Shortly after Argentina lifted its foreign currency restrictions, Macri visited Chile, where he expressed a desire for Argentina to join the Pacific Alliance as an observer member and open up trade with other countries and blocs. Macri and Chilean President Michelle Bachelet have been the main proponents of a trade convergence between Mercosur and the Pacific Alliance. Macri also changed Argentina's position regarding trade negotiations with the European Union and proposed that Mercosur should seek a deal with the Europeans.
In the meantime, the impeachment of President Dilma Rousseff in May 2016 opened the door for political change in Brazil. Rousseff belonged to the left-wing Workers' Party, but unlike Fernandez in Argentina, Rousseff had been taking small steps to liberalize Brazil's trade policy by negotiating, for example, the elimination of trade barriers with Colombia and Peru. Her successor, Michel Temer, accelerated this process, setting free trade negotiations with the European Union and the liberalization of Mercosur's trade policies as top priorities.

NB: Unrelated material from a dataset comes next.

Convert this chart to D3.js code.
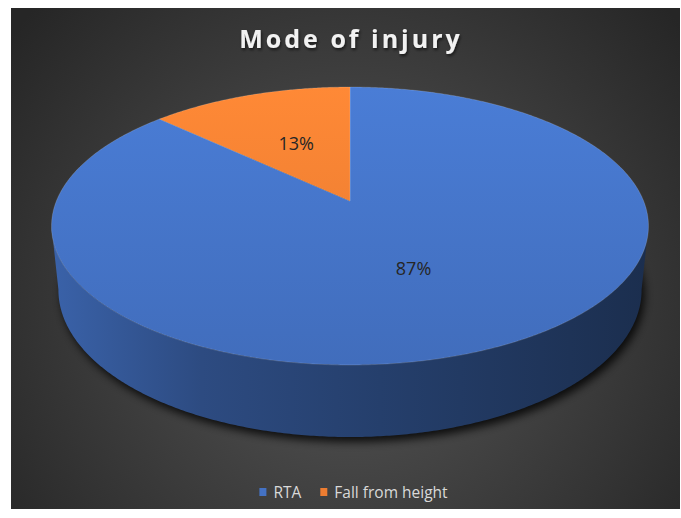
<!DOCTYPE html>
<html>
<head>
<meta charset="utf-8">
<script src="https://cdn.jsdelivr.net/npm/d3@7"></script>
<style>
  body { margin: 0; background: #ffffff; }
  svg { display: block; }
</style>
</head>
<body>
<div id="chart-area"></div>
<script>
// data
const categories = ["RTA", "Fall from height"];
const values = [87, 13];
const labels = ["87%", "13%"];
const colors = ["#4472C4", "#ED7D31"];
const title = "Mode of injury";

const width = 681, height = 518;

// perspective projection of the 3d pie (r = 1 at rim, depth 0 top / 1 bottom)
const cx = 350, cy = 201;
const D = 4.94, F = 1450.5, sinA = 0.458, cosA = Math.sqrt(1 - sinA * sinA), H = 0.247;
function project(theta, r, depth) {
  const u = r * Math.sin(theta), v = r * Math.cos(theta), hh = depth * H;
  const z = D + v * cosA + hh * sinA;
  return [cx + F * u / z, cy + F * (-v * sinA + hh * cosA) / z];
}
const step = Math.PI / 360;
function samples(a0, a1) {
  return d3.range(a0, a1, step).concat([a1]);
}

// silhouette angles of the rims (rightmost / leftmost point)
function extremes(depth) {
  const all = samples(0, 2 * Math.PI);
  const right = d3.greatest(all, t => project(t, 1, depth)[0]);
  const left = d3.least(all, t => project(t, 1, depth)[0]);
  return [right, left];
}
const topExt = extremes(0), botExt = extremes(1);

const svg = d3.select("#chart-area").append("svg")
  .attr("width", width)
  .attr("height", height);

const defs = svg.append("defs");

const bg = defs.append("radialGradient")
  .attr("id", "bg")
  .attr("gradientUnits", "userSpaceOnUse")
  .attr("cx", 350).attr("cy", 300).attr("r", 430);
bg.append("stop").attr("offset", "0%").attr("stop-color", "#585858");
bg.append("stop").attr("offset", "100%").attr("stop-color", "#262626");

defs.append("filter").attr("id", "blur")
  .attr("x", "-20%").attr("y", "-20%").attr("width", "140%").attr("height", "140%")
  .append("feGaussianBlur").attr("stdDeviation", 4);

const tsh = defs.append("filter").attr("id", "tshadow")
  .attr("x", "-10%").attr("y", "-30%").attr("width", "120%").attr("height", "160%");
tsh.append("feDropShadow").attr("dx", 1).attr("dy", 2).attr("stdDeviation", 1.5)
  .attr("flood-color", "#000").attr("flood-opacity", 0.6);

function shade(c, f) {
  const b = d3.rgb(c);
  return d3.rgb(b.r * f, b.g * f, b.b * f).toString();
}

colors.forEach((c, i) => {
  const g = defs.append("linearGradient")
    .attr("id", "top" + i)
    .attr("gradientUnits", "userSpaceOnUse")
    .attr("x1", 0).attr("y1", 87).attr("x2", 0).attr("y2", 365);
  g.append("stop").attr("offset", "0%").attr("stop-color", d3.color(c).brighter(0.25));
  g.append("stop").attr("offset", "100%").attr("stop-color", d3.color(c).darker(0.12));

  const s = defs.append("linearGradient")
    .attr("id", "side" + i)
    .attr("gradientUnits", "userSpaceOnUse")
    .attr("x1", 52).attr("y1", 0).attr("x2", 650).attr("y2", 0);
  s.append("stop").attr("offset", "0%").attr("stop-color", shade(c, 0.86));
  s.append("stop").attr("offset", "25%").attr("stop-color", shade(c, 0.66));
  s.append("stop").attr("offset", "55%").attr("stop-color", shade(c, 0.55));
  s.append("stop").attr("offset", "100%").attr("stop-color", shade(c, 0.4));
});

svg.append("rect")
  .attr("x", 11).attr("y", 8)
  .attr("width", 669).attr("height", 501)
  .attr("fill", "url(#bg)");

const pie = d3.pie().sort(null).value(d => d);
const arcs = pie(values);
const line = d3.line();

// shadow under the pie
const rim = samples(0, 2 * Math.PI).map(t => project(t, 1, 1));
svg.append("path")
  .attr("d", line(rim) + "Z")
  .attr("transform", "translate(3,5)")
  .attr("fill", "#000")
  .attr("opacity", 0.8)
  .attr("filter", "url(#blur)");

// visible side wall of each slice (front half only)
const sides = [];
arcs.forEach((a, i) => {
  const t0 = Math.max(a.startAngle, topExt[0]), t1 = Math.min(a.endAngle, topExt[1]);
  const b0 = Math.max(a.startAngle, botExt[0]), b1 = Math.min(a.endAngle, botExt[1]);
  if (t1 <= t0 || b1 <= b0) return;
  const pts = samples(t0, t1).map(t => project(t, 1, 0))
    .concat(samples(b0, b1).reverse().map(t => project(t, 1, 1)));
  sides.push({ i: i, pts: pts });
});

svg.append("g").selectAll("path")
  .data(sides)
  .enter().append("path")
  .attr("d", d => line(d.pts) + "Z")
  .attr("fill", d => "url(#side" + d.i + ")");

// top face
svg.append("g").selectAll("path")
  .data(arcs)
  .enter().append("path")
  .attr("d", d => line([project(0, 0, 0)].concat(samples(d.startAngle, d.endAngle).map(t => project(t, 1, 0)))) + "Z")
  .attr("fill", (d, i) => "url(#top" + i + ")")
  .attr("stroke", "rgba(255,255,255,0.25)")
  .attr("stroke-width", 0.6)
  .attr("stroke-linejoin", "round");

// data labels
svg.append("g").selectAll("text")
  .data(arcs)
  .enter().append("text")
  .attr("x", d => project((d.startAngle + d.endAngle) / 2, 0.5, 0)[0])
  .attr("y", d => project((d.startAngle + d.endAngle) / 2, 0.5, 0)[1])
  .attr("dy", "0.35em")
  .attr("text-anchor", "middle")
  .attr("font-family", "Open Sans, sans-serif")
  .attr("font-size", 18)
  .attr("fill", "#262626")
  .text((d, i) => labels[i]);

// title
svg.append("text")
  .attr("x", 351)
  .attr("y", 48)
  .attr("text-anchor", "middle")
  .attr("font-family", "Open Sans, sans-serif")
  .attr("font-weight", "bold")
  .attr("font-size", 25)
  .attr("letter-spacing", 3)
  .attr("fill", "#f2f2f2")
  .attr("filter", "url(#tshadow)")
  .text(title);

// legend
const legend = svg.append("g");
const items = legend.selectAll("g")
  .data(categories)
  .enter().append("g");
items.append("rect")
  .attr("width", 7).attr("height", 8)
  .attr("y", 488)
  .attr("fill", (d, i) => colors[i]);
items.append("text")
  .attr("y", 498)
  .attr("font-family", "Open Sans, sans-serif")
  .attr("font-size", 15.5)
  .attr("fill", "#d9d9d9")
  .text(d => d);

const widths = [];
items.each(function() {
  widths.push(d3.select(this).select("text").node().getComputedTextLength());
});
const total = d3.sum(widths) + widths.length * 14 + (widths.length - 1) * 19;
let xPos = 353.5 - total / 2;
items.each(function(d, i) {
  const g = d3.select(this);
  g.select("rect").attr("x", xPos);
  g.select("text").attr("x", xPos + 14);
  xPos += 14 + widths[i] + 19;
});
</script>
</body>
</html>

Mercosur's decision in 2016 to suspend Venezuela for violating the bloc's democratic rules illustrates how the fall of the left in Argentina and Brazil has changed Mercosur's outlook. In 2012, led by Fernandez and Rousseff, Argentina and Brazil moved quickly to bring in Venezuela, then ruled by Hugo Chavez, as a full member of Mercosur after the bloc had temporarily suspended Paraguay following the impeachment of President Fernando Lugo. Lugo had supported Venezuela's membership but the Paraguayan Congress opposed it. By suspending Paraguay, the other Mercosur members removed its ability to block Venezuela's admission. Paraguay was readmitted in 2013.
Since Mercosur's decision-making process is consensus-based, adding another member with veto power only complicated its negotiations with other countries and economic blocs. This changed after Macri and Temer came to power. They distanced themselves from the Venezuelan government, and Argentina and Brazil voted to suspend Venezuela from Mercosur in 2016.

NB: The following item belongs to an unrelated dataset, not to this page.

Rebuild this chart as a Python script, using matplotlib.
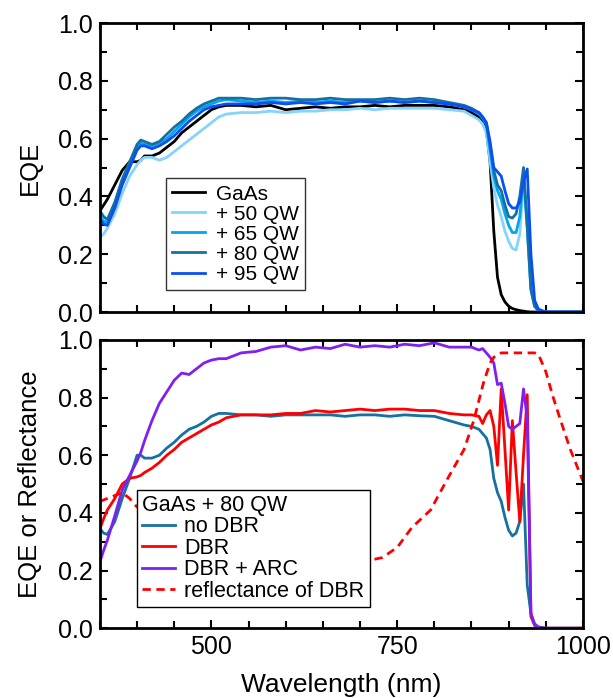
import numpy as np
import matplotlib
matplotlib.use('Agg')
import matplotlib.pyplot as plt
from matplotlib.ticker import MultipleLocator

plt.rcParams['font.family'] = ['Liberation Sans', 'DejaVu Sans']

# wavelength grid for the top panel (nm)
wl = [350, 355, 360, 370, 380, 390, 400, 405, 410, 420, 430, 440, 450, 460, 470,
      480, 490, 500, 510, 520, 540, 560, 580, 600, 620, 640, 660, 680, 700, 720,
      740, 760, 780, 800, 820, 840, 850, 860, 865, 870, 875, 880, 885, 890, 895,
      900, 905, 910, 915, 920, 925, 930, 935, 940, 950, 1000]

eqe_gaas = [0.35, 0.37, 0.39, 0.44, 0.49, 0.52, 0.52, 0.525, 0.54, 0.54, 0.55, 0.57, 0.59, 0.62, 0.64,
            0.66, 0.68, 0.70, 0.71, 0.715, 0.715, 0.71, 0.715, 0.70, 0.705, 0.71, 0.705, 0.71, 0.71, 0.715,
            0.71, 0.715, 0.715, 0.715, 0.71, 0.70, 0.69, 0.675, 0.66, 0.63, 0.52, 0.28, 0.12, 0.06, 0.035,
            0.02, 0.012, 0.008, 0.005, 0.003, 0.001, 0.0, 0.0, 0.0, 0.0, 0.0]
eqe_50 = [0.26, 0.27, 0.29, 0.34, 0.41, 0.47, 0.51, 0.525, 0.535, 0.535, 0.525, 0.535, 0.555, 0.575, 0.595,
          0.615, 0.635, 0.655, 0.675, 0.685, 0.69, 0.69, 0.695, 0.69, 0.695, 0.695, 0.70, 0.70, 0.705, 0.70,
          0.705, 0.705, 0.705, 0.705, 0.70, 0.695, 0.68, 0.665, 0.65, 0.62, 0.52, 0.43, 0.37, 0.33, 0.28,
          0.245, 0.22, 0.215, 0.27, 0.46, 0.28, 0.07, 0.02, 0.005, 0.0, 0.0]
eqe_65 = [0.33, 0.315, 0.31, 0.37, 0.45, 0.51, 0.57, 0.585, 0.58, 0.575, 0.585, 0.60, 0.625, 0.65, 0.675,
          0.695, 0.71, 0.72, 0.73, 0.735, 0.73, 0.725, 0.73, 0.725, 0.73, 0.725, 0.73, 0.725, 0.73, 0.725,
          0.73, 0.725, 0.73, 0.725, 0.72, 0.71, 0.70, 0.685, 0.67, 0.65, 0.56, 0.47, 0.42, 0.39, 0.34,
          0.30, 0.275, 0.275, 0.33, 0.48, 0.30, 0.08, 0.02, 0.005, 0.0, 0.0]
eqe_80 = [0.35, 0.33, 0.32, 0.38, 0.46, 0.52, 0.58, 0.595, 0.59, 0.58, 0.59, 0.615, 0.64, 0.66, 0.685,
          0.705, 0.72, 0.73, 0.74, 0.74, 0.74, 0.735, 0.74, 0.74, 0.735, 0.735, 0.74, 0.735, 0.735, 0.735,
          0.74, 0.735, 0.74, 0.735, 0.725, 0.715, 0.705, 0.69, 0.675, 0.655, 0.58, 0.49, 0.44, 0.42, 0.37,
          0.33, 0.325, 0.34, 0.40, 0.50, 0.30, 0.08, 0.02, 0.005, 0.0, 0.0]
eqe_95 = [0.32, 0.305, 0.30, 0.36, 0.44, 0.50, 0.56, 0.575, 0.575, 0.565, 0.575, 0.59, 0.61, 0.635, 0.66,
          0.68, 0.70, 0.71, 0.715, 0.72, 0.72, 0.72, 0.725, 0.72, 0.725, 0.72, 0.725, 0.72, 0.73, 0.725,
          0.73, 0.725, 0.73, 0.725, 0.72, 0.71, 0.70, 0.69, 0.675, 0.655, 0.59, 0.50, 0.485, 0.47, 0.42,
          0.375, 0.36, 0.36, 0.38, 0.45, 0.495, 0.20, 0.04, 0.01, 0.0, 0.0]

# bottom panel: GaAs + 80 QW
wl_b = [350, 355, 360, 370, 380, 390, 400, 405, 410, 420, 430, 440, 450, 460, 470,
        480, 490, 500, 510, 520, 540, 560, 580, 600, 620, 640, 660, 680, 700, 720,
        740, 760, 780, 800, 820, 840, 850, 860, 865, 870, 875, 880, 885, 890, 895,
        900, 905, 910, 915, 920, 925, 930, 935, 940, 950, 1000]
no_dbr = [0.345, 0.33, 0.325, 0.37, 0.45, 0.52, 0.60, 0.60, 0.59, 0.59, 0.60, 0.625, 0.645, 0.67, 0.69,
          0.70, 0.715, 0.735, 0.745, 0.745, 0.74, 0.74, 0.735, 0.74, 0.74, 0.74, 0.74, 0.735, 0.74, 0.74,
          0.735, 0.74, 0.737, 0.735, 0.72, 0.705, 0.70, 0.69, 0.675, 0.66, 0.62, 0.52, 0.47, 0.44, 0.385,
          0.34, 0.32, 0.33, 0.37, 0.50, 0.15, 0.05, 0.015, 0.005, 0.0, 0.0]
dbr = [0.345, 0.38, 0.41, 0.45, 0.50, 0.52, 0.525, 0.53, 0.54, 0.555, 0.575, 0.60, 0.62, 0.645, 0.66,
       0.675, 0.69, 0.705, 0.715, 0.73, 0.74, 0.74, 0.74, 0.745, 0.745, 0.755, 0.75, 0.755, 0.76, 0.755,
       0.76, 0.76, 0.755, 0.755, 0.745, 0.74, 0.74, 0.735, 0.71, 0.74, 0.755, 0.70, 0.565, 0.83, 0.62,
       0.41, 0.72, 0.54, 0.37, 0.60, 0.81, 0.04, 0.01, 0.0, 0.0, 0.0]
dbr_arc = [0.23, 0.27, 0.305, 0.39, 0.48, 0.53, 0.58, 0.61, 0.65, 0.72, 0.78, 0.82, 0.86, 0.885, 0.88,
           0.90, 0.92, 0.93, 0.935, 0.935, 0.955, 0.96, 0.975, 0.98, 0.965, 0.975, 0.97, 0.985, 0.975, 0.98,
           0.975, 0.985, 0.98, 0.99, 0.975, 0.975, 0.975, 0.965, 0.97, 0.955, 0.94, 0.92, 0.845, 0.85, 0.78,
           0.70, 0.69, 0.70, 0.71, 0.83, 0.73, 0.05, 0.01, 0.003, 0.0, 0.0]

wl_r = [350, 360, 370, 380, 390, 400, 450, 500, 550, 600, 650, 700, 712, 730, 750, 770,
        795, 817, 840, 853, 866, 875, 880, 890, 900, 920, 935, 940, 950, 960, 970, 983, 1000]
refl = [0.44, 0.45, 0.46, 0.47, 0.45, 0.42, 0.35, 0.30, 0.27, 0.25, 0.24, 0.235, 0.235, 0.245, 0.28, 0.35,
        0.41, 0.515, 0.62, 0.72, 0.85, 0.92, 0.94, 0.955, 0.955, 0.955, 0.955, 0.95, 0.89, 0.80, 0.72, 0.62, 0.51]

fig = plt.figure(figsize=(6.13, 6.98), dpi=100)
ax1 = fig.add_axes([0.163, 0.553, 0.788, 0.414])
ax2 = fig.add_axes([0.163, 0.100, 0.788, 0.413])

lw = 2.0
ax1.plot(wl, eqe_gaas, color='black', lw=lw, label='GaAs')
ax1.plot(wl, eqe_50, color='#86d3fb', lw=lw, label='+ 50 QW')
ax1.plot(wl, eqe_65, color='#00a6f0', lw=lw, label='+ 65 QW')
ax1.plot(wl, eqe_80, color='#1570a0', lw=lw, label='+ 80 QW')
ax1.plot(wl, eqe_95, color='#0a4ff5', lw=lw, label='+ 95 QW')

ax2.plot(wl_b, no_dbr, color='#1670a0', lw=lw, label='no DBR')
ax2.plot(wl_b, dbr, color='#ff0000', lw=lw, label='DBR')
ax2.plot(wl_b, dbr_arc, color='#8020f0', lw=lw, label='DBR + ARC')
ax2.plot(wl_r, refl, color='#ff0000', lw=lw, ls=(0, (3, 2)), label='reflectance of DBR')

for ax in (ax1, ax2):
    ax.set_xlim(350, 1000)
    ax.set_ylim(0, 1.0)
    ax.xaxis.set_major_locator(MultipleLocator(250))
    ax.xaxis.set_minor_locator(MultipleLocator(50))
    ax.yaxis.set_major_locator(MultipleLocator(0.2))
    ax.yaxis.set_minor_locator(MultipleLocator(0.1))
    ax.tick_params(which='both', direction='in', top=True, right=True, width=1.5, labelsize=18, pad=5)
    ax.tick_params(which='major', length=6)
    ax.tick_params(which='minor', length=5)
    for s in ax.spines.values():
        s.set_linewidth(2)
    ax.yaxis.set_major_formatter(plt.FormatStrFormatter('%.1f'))

ax1.tick_params(labelbottom=False)
ax1.set_ylabel('EQE', fontsize=18.5)
ax2.set_ylabel('EQE or Reflectance', fontsize=18.5)
ax2.set_xlabel('Wavelength (nm)', fontsize=19, labelpad=10)
ax1.yaxis.set_label_coords(-0.12, 0.5)
ax2.yaxis.set_label_coords(-0.12, 0.5)

leg1 = ax1.legend(loc='lower left', bbox_to_anchor=(0.136, 0.076), borderaxespad=0,
                  fontsize=15, frameon=True, fancybox=False, edgecolor='black',
                  handlelength=1.6, handletextpad=0.5, labelspacing=0.05, borderpad=0.3)
leg1.get_frame().set_linewidth(1.0)

leg2 = ax2.legend(loc='lower left', bbox_to_anchor=(0.077, 0.073), borderaxespad=0,
                  title='GaAs + 80 QW', alignment='left', title_fontsize=15.5,
                  fontsize=15.5, frameon=True, fancybox=False, edgecolor='black',
                  handlelength=1.5, handletextpad=0.45, labelspacing=0.02, borderpad=0.25,
                  framealpha=1)
leg2.get_frame().set_linewidth(1.0)
leg2.set_zorder(5)

fig.savefig('out.png', dpi=100)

Economic Recession in Argentina and Brazil
Brazil is Argentina's main trade partner, and an economic shock in Brazil affects Argentina. Brazil's recent corruption scandals, coupled with the decline in commodities prices and economic mismanagement, have led to recession. Brazil's economy contracted the past two years and is expected to report only a small economic recovery, with less than 1 percent growth this year. Argentina's economy also has contracted — 2.6 percent last year, the government reported — as Macri's administration has tried to implement measures aimed at taming public spending.
Because of the recessions in Argentina and Brazil, trade between Mercosur's two largest economies dropped from $36 billion in 2013 to $22 billion in 2016. This reduction in bilateral trade has forced Buenos Aires and Brasilia to change their positions on foreign trade, and both have started looking for alternative export markets. Brazil, for example, dropped a number of trade barriers in 2016. In 2015, the World Trade Organization (WTO) ranked Brazil third on its list of most protectionist countries. Last year, it ranked 11th. And on June 30, the WTO said Brazil had adopted more measures to reduce trade barriers between October 2016 and May 2017 than any other member country.
When they were enjoying high economic growth, Argentina and Brazil resisted opening up their markets to foreign competitors. Reduced trade within Mercosur has eased this resistance and provided the bloc with an opportunity to resume trade negotiations with countries outside South America that had been delayed for years.
Getting Closer to a Deal With the EU
In the past couple of years, Mercosur has reached out to other markets, starting or re-energizing negotiations with the European Union, EFTA, Japan, the Pacific Alliance and Canada. Negotiations with all but the European Union and Pacific Alliance have a long way to go, however. And when it comes to the Pacific Alliance, Mercosur's main interest is expanding trade with Mexico.
A deal between Mercosur and the European Union, which began their on again, off again negotiations in 1998, has never been as close as it is now. The Brazilian government so desperately wants new markets it would be willing to negotiate a superficial trade deal with the European Union as long as the agreement left room for future improvement. Argentina holds a similar position, which is why Buenos Aires repeatedly has said it hopes a deal can be reached by December, even if it is not as comprehensive an agreement as Mercosur would like. On the European side, the German and Spanish governments also have expressed a desire to conclude negotiations by December.
There are some disagreements that could hamper the negotiations. Agriculture is Mercosur's most competitive sector, but some European countries — Poland and Ireland in particular — oppose liberalizing their agricultural sectors. According to a July 8 report in the Brazilian newspaper Valor, EU officials told their Mercosur counterparts during an early July meeting in Brussels that they were not ready to offer a deal that would include agricultural products. Meanwhile, though their resistance to a free trade agreement has diminished in the past few years, some manufacturing industries in Argentina and Brazil still oppose opening up trade with the European Union.
Another source of tension comes from European ethanol and sugar producers, who want the talks to exclude sugar and ethanol because the Brazilian government provides $1.8 billion annually in subsidies to its ethanol and sugar producers. The Brazilian minister of agriculture, Blairo Maggi, admitted last year that some Brazilian ethanol producers were not competitive enough without government subsidies.
Even though economic recession in Mercosur's two largest economies coupled with the fall of leftist governments have pushed the bloc toward gradual trade liberalization, it is not an inevitable trend, however. Brazil holds a presidential election next year, and its position could change again depending on who wins. That possibility is why Mercosur wants to take advantage of the current climate favoring trade liberalization to reach some sort of pact with the European Union in the next six months, even if it falls short of the deal both sides have been seeking for nearly 20 years.